Happy Lucky Friday the 13th!

Unfortunately, my Firefox browser is loading too slow so I have to use the Safari one and this one has no colors and all that on it. Even the spacing when using Safari in Friendster blogs is quite not good.


I want to begin this post telling those who come across this blog that Friday the 13th is not unlucky at all! I wonder who began this notion... wait I'll do some google-ing...


And so I continue. It has never happened to me that I became frustratingly unlucky during Friday the 13ths since young. In fact, two of my closest friends celebrated their birthdays Friday the 13th--Roy and Edrianne.
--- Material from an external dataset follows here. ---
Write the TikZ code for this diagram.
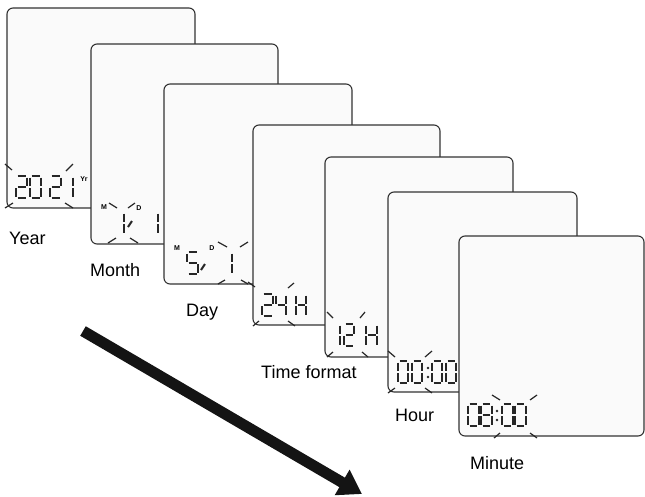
\documentclass[tikz,border=0pt]{standalone}
\usepackage{fontspec}
\setmainfont{Liberation Sans}
\usetikzlibrary{arrows.meta}
\tikzset{
  card/.style={draw=black!80, fill=black!2, line width=1.1pt, rounded corners=6pt},
  seg/.style={line width=2pt, draw=black!85},
  arm/.style={line width=1.2pt, draw=black!85},
  lab/.style={anchor=base west, inner sep=0pt, font=\fontsize{18}{20}\selectfont},
  tinylab/.style={inner sep=0pt, font=\fontsize{7}{8}\selectfont\bfseries},
  bigarrow/.style={line width=11pt, draw=black!92, -{Triangle[length=23pt,width=28pt]}},
}
\def\lcdsega{\draw[seg] (1.5,0)--(\W-1.5,0);}
\def\lcdsegb{\draw[seg] (\W,1.5)--(\W,10);}
\def\lcdsegc{\draw[seg] (\W,12)--(\W,20.5);}
\def\lcdsegd{\draw[seg] (1.5,22)--(\W-1.5,22);}
\def\lcdsege{\draw[seg] (0,12)--(0,20.5);}
\def\lcdsegf{\draw[seg] (0,1.5)--(0,10);}
\def\lcdsegg{\draw[seg] (1.5,11)--(\W-1.5,11);}
\newcommand\lcd[4]{%
  \begin{scope}[shift={(#1,#2)}]
  \def\W{#3}%
  \foreach \s in {#4}{\csname lcdseg\s\endcsname}
  \end{scope}}
\newcommand\arm[4]{\draw[arm] (#1,#2)--(#3,#4);}
\begin{document}
\begin{tikzpicture}[x=1pt,y=-1pt]
\useasboundingbox (0,0) rectangle (645,496);
% card 1: Year
\draw[card] (7,8) rectangle (195,208);
\lcd{16}{176}{11}{a,b,g,e,d}
\lcd{30}{176}{11}{a,b,c,d,e,f}
\lcd{50}{176}{11}{a,b,g,e,d}
\lcd{62}{176}{11}{b,c}
\node[tinylab] (yr) at (84,179) {Yr};
\arm{5}{164}{12}{170}\arm{73}{164}{66}{171}
\arm{5}{208}{13}{203}\arm{65}{203}{73}{208}
% card 2: Month
\draw[card] (91,44) rectangle (278,244);
\lcd{114}{212}{10}{b,c}
\draw[seg] (128,227)--(132,221);
\lcd{148}{212}{10}{b,c}
\node[tinylab] (m1) at (104,207) {M};
\node[tinylab] (d1) at (139,208) {D};
\arm{109}{203}{117}{208}\arm{135}{203}{128}{208}
\arm{108}{243}{116}{238}\arm{130}{238}{138}{243}
% card 3: Day
\draw[card] (164,84) rectangle (352,284);
\lcd{187}{252}{11}{a,f,g,c,d}
\draw[seg] (201,270)--(205,264);
\lcd{222}{252}{10}{b,c}
\node[tinylab] (m2) at (177,248) {M};
\node[tinylab] (d2) at (212,248) {D};
\arm{218}{242}{227}{247}\arm{248}{242}{240}{247}
\arm{218}{284}{225}{280}\arm{241}{280}{248}{284}
% card 4: 24H
\draw[card] (253,125) rectangle (440,325);
\lcd{262}{294}{11}{a,b,g,e,d}
\lcd{276}{294}{10}{f,g,b,c}
\lcd{296}{294}{10}{b,c,e,f,g}
\arm{248}{282}{255}{287}\arm{294}{283}{288}{288}
\arm{253}{326}{259}{321}\arm{288}{321}{295}{326}
% card 5: 12H
\draw[card] (325,157) rectangle (513,357);
\lcd{330}{324}{10}{b,c}
\lcd{344}{324}{10}{a,b,g,e,d}
\lcd{366}{324}{11}{b,c,e,f,g}
\arm{327}{312}{333}{318}\arm{365}{312}{360}{318}
\arm{327}{357}{333}{352}\arm{362}{352}{368}{357}
% card 6: Hour
\draw[card] (388,192) rectangle (577,392);
\lcd{398}{361}{10}{a,b,c,d,e,f}
\lcd{412}{361}{10}{a,b,c,d,e,f}
\fill[black!85] (428,368) circle (1.3) (428,377) circle (1.3);
\lcd{432}{361}{10}{a,b,c,d,e,f}
\lcd{446}{361}{10}{a,b,c,d,e,f}
\arm{388}{351}{395}{357}\arm{432}{351}{425}{357}
\arm{388}{393}{395}{388}\arm{425}{388}{432}{393}
% card 7: Minute
\draw[card] (459,236) rectangle (644,436);
\lcd{468}{404}{10.5}{a,b,c,d,e,f}
\lcd{481}{404}{10.5}{a,b,c,d,e,f,g}
\fill[black!85] (497,411) circle (1.3) (497,420) circle (1.3);
\lcd{502}{404}{10.5}{a,b,c,d,e,f}
\lcd{515}{404}{10.5}{a,b,c,d,e,f}
\arm{492}{395}{500}{400}\arm{537}{395}{530}{400}
\arm{494}{438}{500}{433}\arm{530}{433}{537}{438}
% labels
\node[lab] (lyear) at (9,244) {Year};
\node[lab] (lmonth) at (90,276) {Month};
\node[lab] (lday) at (186,316) {Day};
\node[lab] (ltime) at (261,378) {Time format};
\node[lab] (lhour) at (395,421) {Hour};
\node[lab] (lmin) at (470,469) {Minute};
% arrow
\coordinate (arrS) at (83,331);
\coordinate (arrE) at (362,494);
\draw[bigarrow] (arrS) -- (arrE);
\end{tikzpicture}
\end{document}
We term this day as a lucky day for us three friends and we hang out happily and not being that super cautious people fearing the said day.

Finally after google-ing, I saw this particular word that caught my attention: "paraskavedekatriaphobia". This one is the fear of the Friday the 13th. The other word mention is familiar with me: "triskaidekaphobia", the fear of the number 13. This triskaidekaphobia word was my classmate's vocabulary word for our English class years ago.
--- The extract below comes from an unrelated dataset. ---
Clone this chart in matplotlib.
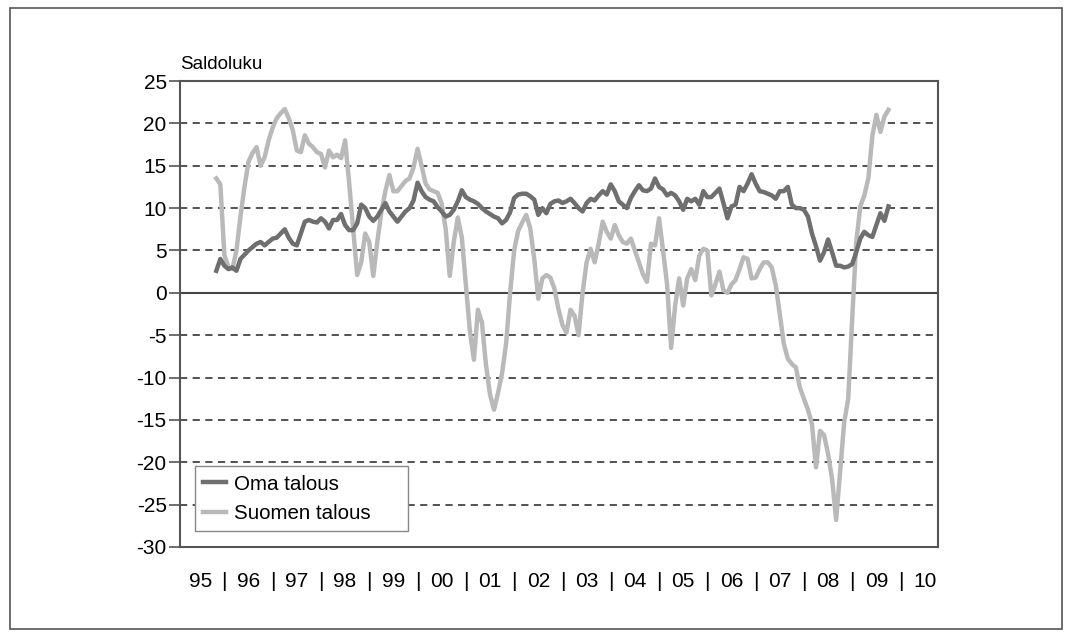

For you not to search and to make things easier while re-reading my post, here's the info from Wikipedia about Friday the 13th:

History

Both the number thirteen and Friday have been considered unlucky:
In numerology, the number twelve is considered the number of completeness, as reflected in the twelve months of the year, twelve recognized signs of the zodiac, the twelve tribes of Israel, the twelve Apostles of Jesus, etc., whereas the number thirteen was considered irregular, transgressing this completeness.[2] There is also a superstition, thought by some to derive from the Last Supper, that having thirteen people seated at a table will result in the death of one of the diners.
Friday, as the day on which Jesus Christ was crucified, has been viewed both positively and negatively among Christians. The actual day of Crucifixion was the 14th day of Nisan in the Hebrew Lunar calendar which does not correspond to "Friday" in the solar calendar of Rome. The 15th day of Nissan (beginning at Sundown) is celebration of Passover.
Despite the onus on the two separated elements, there is no evidence for a link between the two before the 19th century. The earliest known reference in English occurs in a 1869 biography of Gioachino Rossini:
[Rossini] was surrounded to the last by admiring and affectionate friends; and if it be true that, like so many other Italians, he regarded Friday as an unlucky day, and thirteen as an unlucky number, it is remarkable that on Friday, the 13th of November, he died.[3]
However, only in the 20th century did the superstition receive greater audience, as
Friday the 13th doesn't even merit a mention in E. Cobham Brewer's voluminous 1898 edition of the Dictionary of Phrase and Fable, though one does find entries for "Friday, an Unlucky Day" and "Thirteen Unlucky." When the date of ill fate finally does make an appearance in later editions of the text, it is without extravagant claims as to the superstition's historicity or longevity.[4]
Though the superstition developed relatively recently, much older origins are often claimed for it, most notably in the novel The Da Vinci Code (and later the film), which traced the belief to the arrest of the Knights Templar on Friday October 13, 1307.[4]

Pasting in Friendster Blogs using Safari Browser sucks.


That would be all for now! Happy Lucky Friday the 13th!!